By Wilson da Silva
BODIES FLOATING along flooded streets, cities abandoned, overwhelmed police leaving their posts and committing suicide. It’s a nightmare scenario none of us expect to see in real life; and yet one that played across our television screens and filled our newspapers for weeks in September.
The fall of New Orleans – and the wave of destruction that accompanied it along the Gulf Coast of the United States – has been as spectacular as it has been frightening. Once again, Nature has reminded humanity of her power, smashing buildings as if they were made of matchsticks, and bringing once-proud cities to their knees. Within days.
Last month, Cosmos published a special 25-page report dedicated to the topic of climate change (“Goodbye Earth? The truth about climate change”). In it, we stated that climate change would inevitably trigger storms that were increasingly violent, that these would become more common as well as more intense; and that, as a result, within 25 years we would likely see cities fall and thousands of people perish.
At the time of writing, it seemed unreal to talk about the toppling of modern cities. Although our series was based on the best science available, the kind of future it forecast seemed bleak, strange and unbelievable.
No longer. When that issue hit the newsstands, I was attending a conference of the Science Communicators Association of New Zealand in Wellington – the same day that Hurricane Katrina descended on the Gulf Coast. Over the days that followed, I read with rising incredulity of the devastation of New Orleans, and official calls to abandon the city.
The fall of New Orleans is a warning: it shows us how quickly our proud cities – seemingly powerful and resilient – can buckle in the face of Nature’s onslaught. How quickly our technologies fail, and our intricate networks and vast resources can nevertheless be overwhelmed.
If such instant destruction can happen to one iconic city in the world’s most powerful nation, what of the hundreds of cities that may be battered – again and again – as freakish weather becomes commonplace and storms more violent? Are we really ready for the world of 2030?
We may not be able to blame Hurricane Katrina on global warming: experts say it is impossible to determine if any one storm is attributable to the greenhouse effect. But, while the number of tropical cyclones and hurricanes worldwide has so far remained stable – at about 90 a year – research indicates they are becoming stronger.

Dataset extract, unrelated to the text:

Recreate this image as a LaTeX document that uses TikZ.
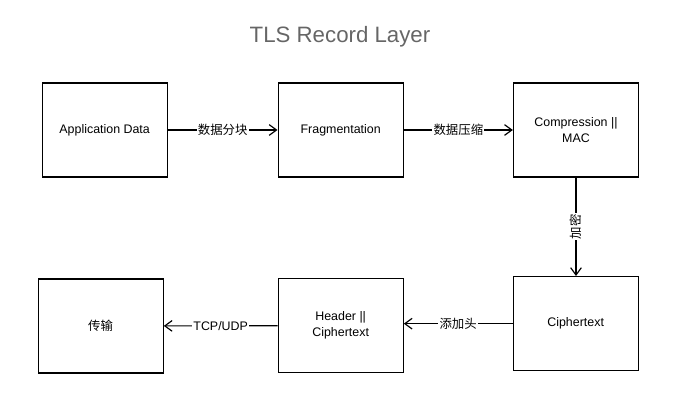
\documentclass[tikz,border=0pt]{standalone}
\usepackage{fontspec}
\setmainfont{Liberation Sans}
\newfontfamily\cjk{Noto Sans CJK SC}
\usepackage{tikz}
\usetikzlibrary{arrows.meta}
\definecolor{titlegray}{HTML}{666666}

\begin{document}
\begin{tikzpicture}[
    stage/.style={rectangle, minimum width=3.75cm, minimum height=2.82cm, draw=black, line width=1.1pt, fill=white, text centered, align=center, font=\fontsize{10.6}{13.7}\selectfont},
    arr/.style={-{Straight Barb[length=2.2mm, width=3.2mm]}, draw=black, line width=1pt},
    lbl/.style={fill=white, inner sep=1pt, font=\fontsize{10.6}{13}\selectfont}
]
    \useasboundingbox (0, 0) rectangle (20.4, -12.36);
    \node[font=\fontsize{19}{22}\selectfont, text=titlegray] (title) at (10.2, -1.1) {TLS Record Layer};

    \node[stage] (appdata) at (3.14, -3.9) {Application Data};
    \node[stage] (frag) at (10.22, -3.9) {Fragmentation};
    \node[stage] (compmac) at (17.28, -3.9) {Compression ||\\MAC};
    \node[stage] (cipher) at (17.27, -9.71) {Ciphertext};
    \node[stage] (header) at (10.22, -9.77) {Header ||\\Ciphertext};
    \node[stage] (transport) at (3.02, -9.78) {\cjk 传输};

    \draw[arr] (appdata) -- node[lbl] {\cjk 数据分块} (frag);
    \draw[arr] (frag) -- node[lbl] {\cjk 数据压缩} (compmac);
    \draw[arr] (compmac.south) -- node[lbl, rotate=90] {\cjk 加密} (compmac.south |- cipher.north);
    \draw[arr] (cipher.west) -- node[lbl] {\cjk 添加头} (cipher.west -| header.east);
    \draw[arr] (header) -- node[lbl] {TCP/UDP} (transport);
\end{tikzpicture}
\end{document}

Kerry Emanuel, a leading U.S. hurricane researcher at the Massachusetts Institute of Technology in Boston, has shown that the intensity of hurricanes – both in terms of wind speed and duration – has risen by about 70 per cent in the past 30 years.
Many consider Hurricane Katrina a portent of what is to come, among them the European Commission and the World Bank. Even Sweden’s King Carl XVI Gustaf was moved to say, “It is quite clear that the world’s climate is changing, and we should take note. The hurricane catastrophe in the United States should be a wake-up call for all of us.”